Case 2: Premium SMS Services – A friend in the pub is intrigued by the Texperts service as I recount the cool services I like. “How do they answer the questions?”, he asks and I explain there’s a team of people who write the answers. There can’t be, he asserts, it must be automatic and therefore rubbish. I explain there’s definitely people and the answers are generally really good… He’s interested and I read out the number. He pulls up sharp – it’s not a ‘proper number’. If it’s only a 5-digit number it costs loads and they keep billing you again and again… like our mutual friend who downloaded a ringtone once and found she had joined a subscription service. He’s adamant, he won’t even try it. Ever.
I give up in despair as I watch him call a ‘118’ directory enquiries service and then lets them put him through to a taxi firm, clueless what it’s costing per minute.
Case 3: Mobile Applications – A family member is telling me about the ‘really useful’ Sat Nav they had on their old phone – it came with Route 66 bundled and a bluetooth GPS receiver, but the handset is broken so has recently been upgraded. The replacement one didn’t include a Sat Nav bundle, so in addition a new dedicated in-car device has been purchased too. Valuable software and a GPS receiver lie idle in a desk draw gathering dust – wasted.
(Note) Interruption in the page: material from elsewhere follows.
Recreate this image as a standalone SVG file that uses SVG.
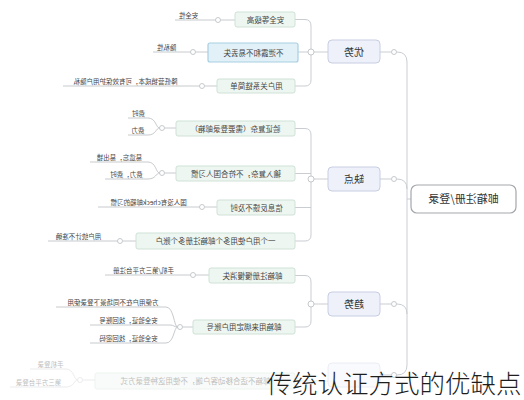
<svg xmlns="http://www.w3.org/2000/svg" width="524" height="400" viewBox="0 0 524 400">
<style>
text{font-family:"Noto Sans CJK SC","Noto Sans",sans-serif;fill:#444}
.m{transform:scaleX(-1);transform-box:fill-box;transform-origin:center}
.t8{font-size:7.5px;text-anchor:middle}
.t7{font-size:6.5px;text-anchor:middle;fill:#444}
.t10{font-size:10px;text-anchor:middle;fill:#333}
.t11{font-size:11px;text-anchor:middle;fill:#333}
.ln{fill:none;stroke:#c9cdd2;stroke-width:1}
.lf{fill:none;stroke:#b8bcc0;stroke-width:0.8}
.dot{fill:#fff;stroke:#b8bcc0;stroke-width:0.8}
.b1{fill:#eef1fa;stroke:#c8cee2;stroke-width:1}
.b2{fill:#eef6f1;stroke:#cfe2d6;stroke-width:1}
.bh{fill:#e2f0f7;stroke:#a7cfe3;stroke-width:1.2}
.root{fill:#fff;stroke:#a3a7ab;stroke-width:1.2}
</style>
<rect width="524" height="400" fill="#fff"/>
<g id="connectors">
<path class="ln" d="M407,62 V365 M397,52 Q407,52 407,62 M397,179 Q407,179 407,189 M397,304 Q407,304 407,314 M397,375 Q407,375 407,365 M407,199 H411"/>
<path class="ln" d="M380,52 H391 M380,179 H391 M380,304 H391 M380,375 H391"/>
<circle class="dot" cx="394" cy="52" r="2.5"/><circle class="dot" cx="394" cy="179" r="2.5"/><circle class="dot" cx="394" cy="304" r="2.5"/><circle class="dot" cx="394" cy="375" r="2.5"/>
<path class="ln" d="M295,19.5 H305 Q311,19.5 311,26 V80 Q311,86 305,86 H295 M298,52 H308 M314,52 H328"/>
<circle class="dot" cx="311" cy="52" r="3"/>
<path class="ln" d="M295,128.5 H305 Q311,128.5 311,135 V235 Q311,241 305,241 H295 M295,173.5 H311 M295,207.5 H311 M314,179 H328"/>
<circle class="dot" cx="311" cy="179" r="3"/>
<path class="ln" d="M295,275.5 H305 Q311,275.5 311,282 V321 Q311,327 305,327 H295 M314,304 H328"/>
<circle class="dot" cx="311" cy="304" r="3"/>
<path class="lf" d="M175,20 H215.5 M221,20 H235"/><circle class="dot" cx="218" cy="20" r="2.5"/>
<path class="lf" d="M153,52 H190.5 M196,52 H208"/><circle class="dot" cx="193" cy="52" r="2.5"/>
<path class="lf" d="M63,86 H199.5 M205,86 H217"/><circle class="dot" cx="202" cy="86" r="2.5"/>
<path class="lf" d="M128,118 H148 C156,118 156,128 159.5,128 M128,135 H148 C156,135 156,128 159.5,128 M165,128 H176"/><circle class="dot" cx="162" cy="128" r="2.5"/>
<path class="lf" d="M90,162 H148 C156,162 156,173 159.5,173 M105,179 H148 C156,179 156,173 159.5,173 M165,173 H176"/><circle class="dot" cx="162" cy="173" r="2.5"/>
<path class="lf" d="M98,207 H199.5 M205,207 H217"/><circle class="dot" cx="202" cy="207" r="2.5"/>
<path class="lf" d="M48,241 H117.5 M123,241 H136"/><circle class="dot" cx="120" cy="241" r="2.5"/>
<path class="lf" d="M105,275 H190.5 M196,275 H209"/><circle class="dot" cx="193" cy="275" r="2.5"/>
<path class="lf" d="M56,307 H166 C174,307 174,327 177.5,327 M90,325 H170 C174,325 174,327 177.5,327 M90,343 H166 C174,343 174,327 177.5,327 M183,327 H193"/><circle class="dot" cx="180" cy="327" r="2.5"/>
<g opacity="0.35">
<path class="ln" d="M295,381 H328"/>
<path class="lf" d="M30,369 H66 C74,369 74,380 77.5,380 M10,387 H66 C74,387 74,380 77.5,380 M83,380 H95"/><circle class="dot" cx="80" cy="380" r="2.5"/>
</g>
</g>
<g id="root"><rect class="root" x="411" y="185" width="105" height="28" rx="6"/><text class="t11 m" x="463.5" y="203">邮箱注册/登录</text></g>
<g id="youshi"><rect class="b1" x="328" y="40" width="52" height="23" rx="4"/><text class="t10 m" x="354" y="55.5">优势</text></g>
<g id="quedian"><rect class="b1" x="328" y="167" width="52" height="24" rx="4"/><text class="t10 m" x="354" y="182.5">缺点</text></g>
<g id="qushi"><rect class="b1" x="328" y="292" width="52" height="24" rx="4"/><text class="t10 m" x="354" y="307.5">趋势</text></g>
<g id="bottom" opacity="0.35"><rect class="b1" x="328" y="363" width="52" height="24" rx="4"/></g>
<g id="y1"><rect class="b2" x="235" y="12" width="60" height="15" rx="2"/><text class="t8 m" x="265" y="22.5">安全等级高</text></g>
<g id="y1l"><text class="t7 m" x="188" y="17.5">安全性</text></g>
<g id="y2"><rect class="bh" x="208" y="43" width="90" height="19" rx="2"/><text class="t8 m" x="253" y="55.5">不泄露和不易丢失</text></g>
<g id="y2l"><text class="t7 m" x="166" y="49.5">隐私性</text></g>
<g id="y3"><rect class="b2" x="217" y="79" width="78" height="14" rx="2"/><text class="t8 m" x="256" y="89">用户关系链简单</text></g>
<g id="y3l"><text class="t7 m" x="125" y="83.5">降低营销成本，可有效保护用户隐私</text></g>
<g id="q1"><rect class="b2" x="176" y="121" width="119" height="15" rx="2"/><text class="t8 m" x="235.5" y="131.5">验证复杂（需要登录邮箱）</text></g>
<g id="q1l"><text class="t7 m" x="138" y="115.5">费时</text><text class="t7 m" x="138" y="132.5">费力</text></g>
<g id="q2"><rect class="b2" x="176" y="166" width="119" height="15" rx="2"/><text class="t8 m" x="235.5" y="176.5">输入复杂，不符合国人习惯</text></g>
<g id="q2l"><text class="t7 m" x="119" y="159.5">易遗忘，易出错</text><text class="t7 m" x="126" y="176.5">费力，费时</text></g>
<g id="q3"><rect class="b2" x="217" y="200" width="78" height="15" rx="2"/><text class="t8 m" x="256" y="210.5">信息反馈不及时</text></g>
<g id="q3l"><text class="t7 m" x="148" y="204.5">国人没有check邮箱的习惯</text></g>
<g id="q4"><rect class="b2" x="136" y="233" width="159" height="16" rx="2"/><text class="t8 m" x="215.5" y="244">一个用户使用多个邮箱注册多个账户</text></g>
<g id="q4l"><text class="t7 m" x="78" y="238.5">用户统计不准确</text></g>
<g id="s1"><rect class="b2" x="209" y="268" width="86" height="15" rx="2"/><text class="t8 m" x="252" y="278.5">邮箱注册慢慢消失</text></g>
<g id="s1l"><text class="t7 m" x="143" y="272.5">手机/第三方平台注册</text></g>
<g id="s2"><rect class="b2" x="193" y="320" width="102" height="14" rx="2"/><text class="t8 m" x="244" y="330">邮箱用来绑定用户账号</text></g>
<g id="s2l"><text class="t7 m" x="113" y="304.5">方便用户在不同场景下登录使用</text><text class="t7 m" x="128" y="322.5">安全验证，找回账号</text><text class="t7 m" x="128" y="340.5">安全验证，找回密码</text></g>
<g id="b1" opacity="0.35"><rect class="b2" x="95" y="373" width="200" height="16" rx="2"/><text class="t8 m" x="195" y="384">邮箱不适合移动客户端，不使用这种登录方式</text></g>
<g id="b1l" opacity="0.35"><text class="t7 m" x="50" y="366.5">手机登录</text><text class="t7 m" x="38" y="384.5">第三方平台登录</text></g>
<text x="394" y="393" style="font-size:25.5px;font-weight:300;text-anchor:middle;fill:#1e1e1e">传统认证方式的优缺点</text>
</svg>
The software could, I point out, run on the new phone too… perhaps the new in-car one could be returned? We extract the original memory card and insert it into the new phone – nothing. It has been locked to the previous handset. Fair enough, I explain, this is a reasonable anti-piracy measure, we’ll just look at the manual. We look – nothing. We e-mail support – nothing. We are stuck with a software product he owns, unable to use it. It’s lucky, he says, it came free. If he’d paid for it (he has through an over-priced monthly tariff, but today’s going badly enough so I leave that to another day) it would have been a costly loss. I concede at this point and the the dedicated gizmo stays. Software, for the moment, is something that stays on his PC.